Where it would come into play in your use case, is say you have an
application, that serves as an application, and can also serve files from
disk, like a web app. Say the running application uses 8GB of RAM and the
files on disk is 10GB. On your system with 16GB of RAM, the IO subsystem in
the kernel will use leftover RAM as a cache on disk access. So even though
your web server sends files from disk, in most cases it'll leave a copy in
RAM, and then can just serve the file from RAM without waiting on the disks
which are relatively slow. Our total dataset is 18GB though, so everything
we're doing doesn't really fit in RAM with application + files usage.

This is where swap comes into play. Even though the application uses 8GB of
RAM, maybe some of it doesn't get used very often. Where as the files on disk,
the total 10GB get used almost constantly. What the kernel can do, is say, 2GB
of the application, even though it's in use, we don't see the application ever
using it. Maybe it's just some buffer or house keeping data, so it's not used
frequently. We'll swap that out to disk, and our IO cache is now a little bit
bigger, allowing it to speed up access to that 10GB of files always being used
on the disk, speeding things up.

When the application does need that memory, the kernel will bring it back into
main RAM, using some free memory that's maintained, or reclaiming some memory,
which is slow. Instead of the RAM being instantly available, it has to wait
for the kernel to do its work, which leads to engineers discovering in certain
limited cases, if they disable swap, their applications get faster, since it
doesn't block waiting for the kernel to do it's work in those cases.

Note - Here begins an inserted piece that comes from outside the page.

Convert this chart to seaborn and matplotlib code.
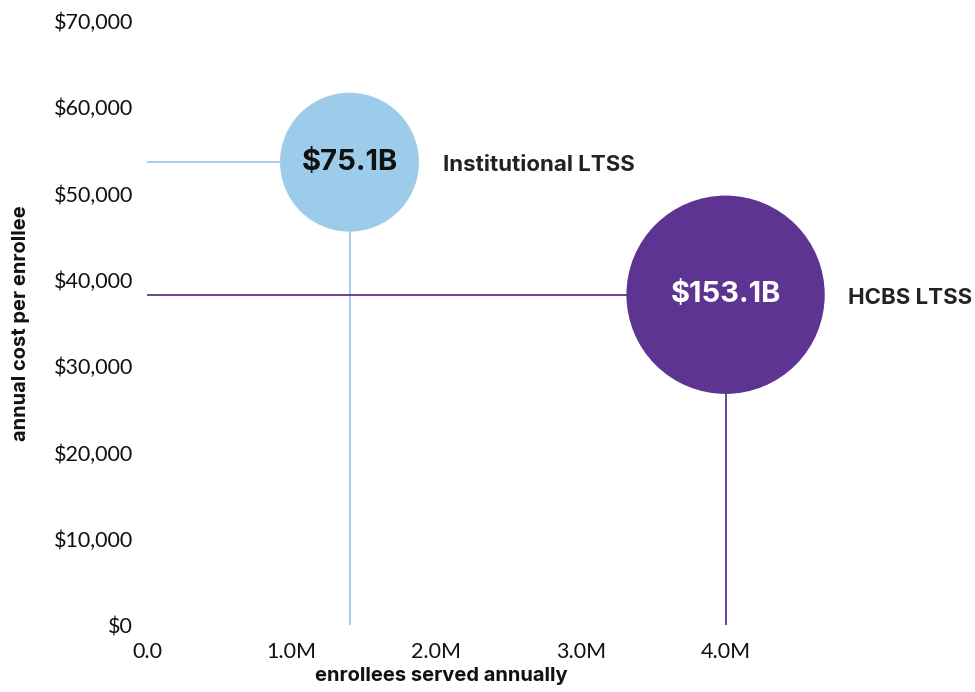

If you don't have resource contention on the size of the application in RAM,
and the amount of frequently accessed files / IO rate, you're not going to see
any performance difference.

* The defaults swappiness setting on many distros can also be a little aggressive, which I suspect as lead to alot of these disable swaps. Although, as the article points out, this changed linux 4.0+, but I'm not familiar with the changes being referred to here.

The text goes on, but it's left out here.